What will life be like in this reduced-child, ageing Britain? A glance at China’s 35-year-old experiment in population control shows that it’s not necessarily good news. A study published last year in Science endorsed the Chinese media stories about ‘Little Emperor Syndrome’ in the generation of children born after the introduction of the one-child policy in 1979, who have been lavished with attention from their elders. The authors concluded that the children of this policy grew up to be ‘less trusting, less trustworthy, more risk averse, less competitive, more pessimistic and less conscientious’. Crucially, the scientists said that the existence of cousins and socialisation in childcare did not compensate for the absence of siblings. So this may not be the blueprint for producing well-adjusted people.

And there are much broader demographic impacts caused by the rapid emergence of a generation of lone children. China’s ‘four, two, one’ phenomenon, for instance, sees one child effectively providing economic support for potentially two parents and four grandparents. How ironic that the cost of living here is pushing middle-class Britons in that direction just as China relaxes its rules.

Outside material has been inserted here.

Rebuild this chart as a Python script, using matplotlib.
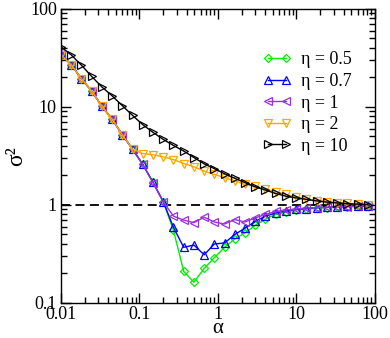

The more fearful lesson of China is that, when people know they can only have one child, they start to choose what they get. If boys are preferred, then far more are born than girls. Some studies identify 30 million ‘missing’ girls, which means no blushing brides for millions of Chinese bachelors. For these men the result is social stigma, higher rates of depression, alcoholism and more aggressive behaviour. Some reports suggest that the 2011 National Census for the UK has shown the problem of gender-specific abortion is starting to crop up here, too.

There are plenty of things the British government could do to help out those wanting bigger families, and do their bit to defuse the ‘population bomb’ we keep being told about. The Warwick economist Jonathan Cave has a list: build more houses, make bigger ones cheaper; deflate the housing bubble; tax breaks for nannies, and more help for those trying to create the taxpayers of tomorrow. Even HS2, he says, may help — if it connects property hotspots with the land of cheaper bungalows, then help may be on its way. By 2032.

But for now, a new rule of thumb is creeping in across Britain: if you’re middle-class and have just one child, then you can probably afford the life you expected. But if you have more than one child, you can expect to struggle. This is, in effect, a British version of the one-child policy, and it has arrived not by design, but by accident. For me, this means that a two-up-two-down on the dark side of the moon — where Crossrail arrives in 2018 — will have to do. And bunk-beds, of course.